__SUPPLIED MATERIAL__.
%%

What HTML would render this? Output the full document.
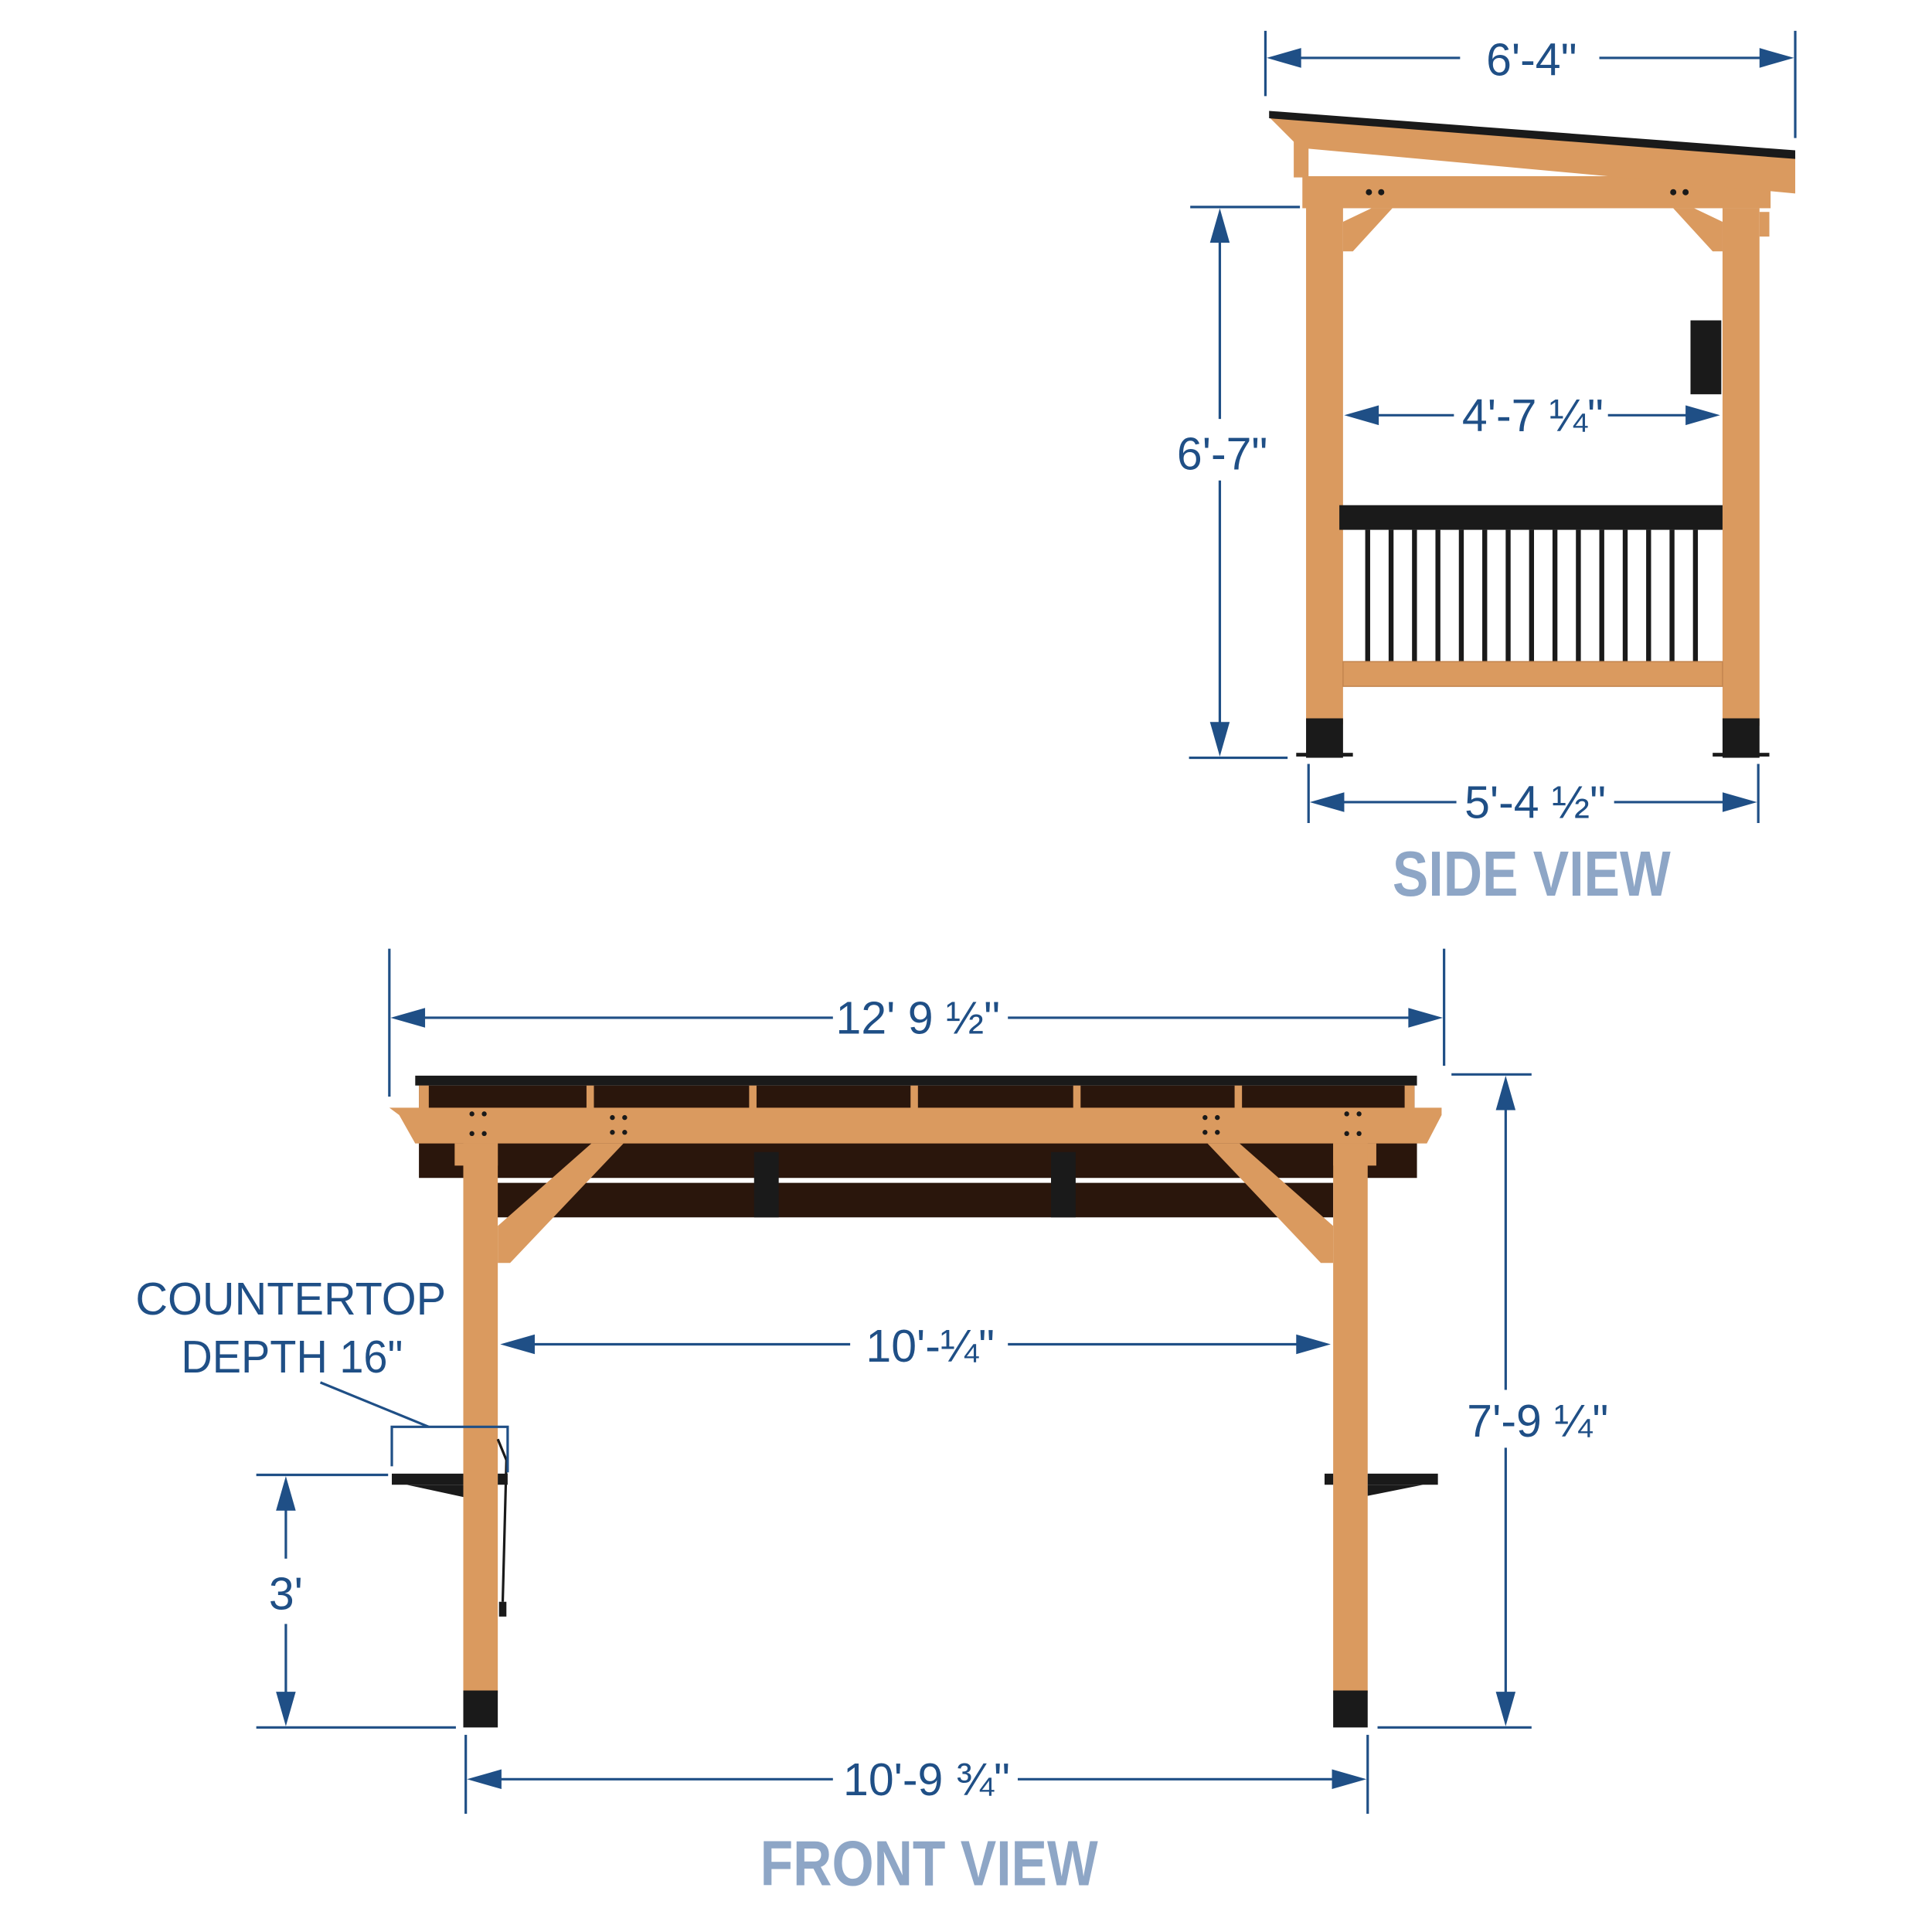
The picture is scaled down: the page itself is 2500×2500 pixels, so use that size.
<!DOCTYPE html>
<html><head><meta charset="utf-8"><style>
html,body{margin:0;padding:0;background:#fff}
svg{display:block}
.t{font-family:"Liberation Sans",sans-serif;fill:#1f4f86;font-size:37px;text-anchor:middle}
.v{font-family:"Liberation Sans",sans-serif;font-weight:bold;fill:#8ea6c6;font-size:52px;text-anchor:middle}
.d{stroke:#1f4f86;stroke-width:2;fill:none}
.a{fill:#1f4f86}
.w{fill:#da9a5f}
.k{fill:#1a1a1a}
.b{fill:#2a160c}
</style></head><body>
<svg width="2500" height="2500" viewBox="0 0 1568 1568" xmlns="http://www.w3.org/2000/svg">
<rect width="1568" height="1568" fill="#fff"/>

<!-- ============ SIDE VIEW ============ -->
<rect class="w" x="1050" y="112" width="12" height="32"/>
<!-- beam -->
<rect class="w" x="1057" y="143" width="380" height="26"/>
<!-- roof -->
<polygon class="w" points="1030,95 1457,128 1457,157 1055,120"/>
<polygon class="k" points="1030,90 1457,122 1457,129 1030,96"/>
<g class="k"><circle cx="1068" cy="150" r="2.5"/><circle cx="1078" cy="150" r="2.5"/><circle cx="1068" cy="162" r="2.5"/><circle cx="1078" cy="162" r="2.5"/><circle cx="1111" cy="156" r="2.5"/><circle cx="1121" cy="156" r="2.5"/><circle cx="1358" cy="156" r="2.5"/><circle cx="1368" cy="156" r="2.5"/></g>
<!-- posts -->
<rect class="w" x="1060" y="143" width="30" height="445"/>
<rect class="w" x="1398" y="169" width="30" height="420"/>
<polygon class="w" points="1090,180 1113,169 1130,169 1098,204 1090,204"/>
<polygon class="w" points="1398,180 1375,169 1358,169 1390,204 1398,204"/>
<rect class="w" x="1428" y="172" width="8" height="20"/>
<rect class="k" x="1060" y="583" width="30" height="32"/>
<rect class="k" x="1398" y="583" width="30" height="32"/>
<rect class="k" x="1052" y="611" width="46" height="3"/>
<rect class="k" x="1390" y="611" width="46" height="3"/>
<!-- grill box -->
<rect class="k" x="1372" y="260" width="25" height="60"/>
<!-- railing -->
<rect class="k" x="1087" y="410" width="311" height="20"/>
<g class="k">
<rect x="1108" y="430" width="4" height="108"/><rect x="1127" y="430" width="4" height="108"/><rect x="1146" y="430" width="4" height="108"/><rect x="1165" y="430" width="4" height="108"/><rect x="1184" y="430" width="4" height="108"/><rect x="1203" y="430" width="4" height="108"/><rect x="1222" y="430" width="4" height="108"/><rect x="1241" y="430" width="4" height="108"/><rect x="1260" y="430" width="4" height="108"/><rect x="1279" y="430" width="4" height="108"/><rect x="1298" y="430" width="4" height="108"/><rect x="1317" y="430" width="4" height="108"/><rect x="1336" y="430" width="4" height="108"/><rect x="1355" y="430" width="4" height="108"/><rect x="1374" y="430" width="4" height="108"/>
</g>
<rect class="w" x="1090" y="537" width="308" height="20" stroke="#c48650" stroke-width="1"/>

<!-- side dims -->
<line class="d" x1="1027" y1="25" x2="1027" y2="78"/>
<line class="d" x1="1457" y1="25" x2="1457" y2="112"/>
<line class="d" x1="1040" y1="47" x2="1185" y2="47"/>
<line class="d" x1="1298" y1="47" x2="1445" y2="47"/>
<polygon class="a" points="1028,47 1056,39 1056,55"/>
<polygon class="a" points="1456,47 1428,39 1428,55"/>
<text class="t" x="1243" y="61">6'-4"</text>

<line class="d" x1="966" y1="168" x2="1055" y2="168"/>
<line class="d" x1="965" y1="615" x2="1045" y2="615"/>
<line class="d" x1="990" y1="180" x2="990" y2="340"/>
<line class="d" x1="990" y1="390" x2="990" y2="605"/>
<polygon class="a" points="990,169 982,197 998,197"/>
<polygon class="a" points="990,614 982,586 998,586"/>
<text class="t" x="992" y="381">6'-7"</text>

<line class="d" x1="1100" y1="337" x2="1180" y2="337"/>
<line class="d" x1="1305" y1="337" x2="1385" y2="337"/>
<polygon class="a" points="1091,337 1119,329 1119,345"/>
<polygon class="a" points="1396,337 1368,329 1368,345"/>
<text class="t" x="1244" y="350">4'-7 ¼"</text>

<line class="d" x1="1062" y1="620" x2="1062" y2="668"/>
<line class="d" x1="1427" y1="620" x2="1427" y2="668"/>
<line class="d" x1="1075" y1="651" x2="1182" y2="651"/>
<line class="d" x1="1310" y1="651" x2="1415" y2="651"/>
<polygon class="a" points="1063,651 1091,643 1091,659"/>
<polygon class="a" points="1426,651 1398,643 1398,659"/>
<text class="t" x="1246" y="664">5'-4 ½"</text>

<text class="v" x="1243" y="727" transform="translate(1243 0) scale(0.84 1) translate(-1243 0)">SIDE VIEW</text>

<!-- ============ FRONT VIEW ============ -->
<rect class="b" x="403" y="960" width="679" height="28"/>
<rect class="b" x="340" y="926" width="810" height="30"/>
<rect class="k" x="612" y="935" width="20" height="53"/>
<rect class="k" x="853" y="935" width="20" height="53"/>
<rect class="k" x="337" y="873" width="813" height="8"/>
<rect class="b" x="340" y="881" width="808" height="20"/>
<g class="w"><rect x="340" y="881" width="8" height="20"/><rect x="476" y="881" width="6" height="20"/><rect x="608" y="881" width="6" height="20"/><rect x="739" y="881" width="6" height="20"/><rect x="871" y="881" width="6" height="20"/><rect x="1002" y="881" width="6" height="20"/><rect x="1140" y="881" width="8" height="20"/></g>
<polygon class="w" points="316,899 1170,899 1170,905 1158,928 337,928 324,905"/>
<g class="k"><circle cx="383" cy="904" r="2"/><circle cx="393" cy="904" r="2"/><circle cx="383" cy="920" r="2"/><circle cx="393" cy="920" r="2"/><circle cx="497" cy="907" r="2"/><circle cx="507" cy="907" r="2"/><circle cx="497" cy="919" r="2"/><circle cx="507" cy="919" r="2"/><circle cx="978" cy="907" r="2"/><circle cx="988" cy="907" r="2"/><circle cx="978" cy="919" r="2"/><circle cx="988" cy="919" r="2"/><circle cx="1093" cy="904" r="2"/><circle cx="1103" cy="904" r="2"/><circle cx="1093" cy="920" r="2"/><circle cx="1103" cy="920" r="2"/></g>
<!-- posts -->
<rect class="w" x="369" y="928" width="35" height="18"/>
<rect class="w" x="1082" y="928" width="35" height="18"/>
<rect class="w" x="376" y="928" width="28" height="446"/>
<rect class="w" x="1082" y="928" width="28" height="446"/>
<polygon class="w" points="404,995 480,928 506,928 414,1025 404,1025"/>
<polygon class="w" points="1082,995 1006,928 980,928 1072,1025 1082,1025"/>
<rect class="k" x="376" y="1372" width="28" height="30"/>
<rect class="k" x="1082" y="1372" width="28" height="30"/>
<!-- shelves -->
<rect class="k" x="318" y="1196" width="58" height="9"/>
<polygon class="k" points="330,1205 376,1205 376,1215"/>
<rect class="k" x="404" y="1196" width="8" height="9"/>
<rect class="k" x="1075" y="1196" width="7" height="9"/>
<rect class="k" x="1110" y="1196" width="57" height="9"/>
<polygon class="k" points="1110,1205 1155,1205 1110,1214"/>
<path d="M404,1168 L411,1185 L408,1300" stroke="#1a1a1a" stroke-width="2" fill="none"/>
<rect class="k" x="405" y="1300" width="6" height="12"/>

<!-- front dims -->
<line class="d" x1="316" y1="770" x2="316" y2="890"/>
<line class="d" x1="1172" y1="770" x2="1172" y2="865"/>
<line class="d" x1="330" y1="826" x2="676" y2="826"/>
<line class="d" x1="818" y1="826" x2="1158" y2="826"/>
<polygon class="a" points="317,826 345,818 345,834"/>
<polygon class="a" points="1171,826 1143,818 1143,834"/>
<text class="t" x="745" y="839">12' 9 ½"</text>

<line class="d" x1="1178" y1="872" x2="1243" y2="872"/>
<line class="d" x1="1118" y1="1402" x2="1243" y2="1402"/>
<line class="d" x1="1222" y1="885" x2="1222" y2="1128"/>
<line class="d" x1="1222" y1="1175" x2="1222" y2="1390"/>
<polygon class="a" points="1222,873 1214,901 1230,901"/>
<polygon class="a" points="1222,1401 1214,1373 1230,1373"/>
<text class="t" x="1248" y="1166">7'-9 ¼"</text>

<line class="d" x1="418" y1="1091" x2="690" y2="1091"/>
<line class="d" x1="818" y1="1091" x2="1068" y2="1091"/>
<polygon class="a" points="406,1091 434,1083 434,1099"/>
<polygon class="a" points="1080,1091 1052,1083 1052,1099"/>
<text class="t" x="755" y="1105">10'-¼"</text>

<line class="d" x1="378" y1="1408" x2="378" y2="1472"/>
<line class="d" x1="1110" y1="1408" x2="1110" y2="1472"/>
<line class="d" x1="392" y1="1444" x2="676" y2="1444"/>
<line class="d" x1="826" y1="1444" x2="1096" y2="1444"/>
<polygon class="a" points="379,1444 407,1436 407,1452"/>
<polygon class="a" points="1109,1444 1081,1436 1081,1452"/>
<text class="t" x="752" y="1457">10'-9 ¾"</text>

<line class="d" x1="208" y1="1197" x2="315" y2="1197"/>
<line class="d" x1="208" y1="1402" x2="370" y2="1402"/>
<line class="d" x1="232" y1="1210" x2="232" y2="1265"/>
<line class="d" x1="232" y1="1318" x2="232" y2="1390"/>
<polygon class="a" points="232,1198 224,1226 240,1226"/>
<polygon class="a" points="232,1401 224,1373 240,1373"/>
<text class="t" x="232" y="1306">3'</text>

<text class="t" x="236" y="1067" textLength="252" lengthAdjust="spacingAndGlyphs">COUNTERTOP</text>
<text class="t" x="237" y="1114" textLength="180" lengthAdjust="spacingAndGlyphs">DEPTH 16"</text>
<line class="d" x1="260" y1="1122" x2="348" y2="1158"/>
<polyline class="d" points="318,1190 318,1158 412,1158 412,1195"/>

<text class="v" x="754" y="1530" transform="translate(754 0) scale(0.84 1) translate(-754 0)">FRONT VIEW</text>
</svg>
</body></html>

%%

Going over the lines above, work out how many include "size", then give only that number.

3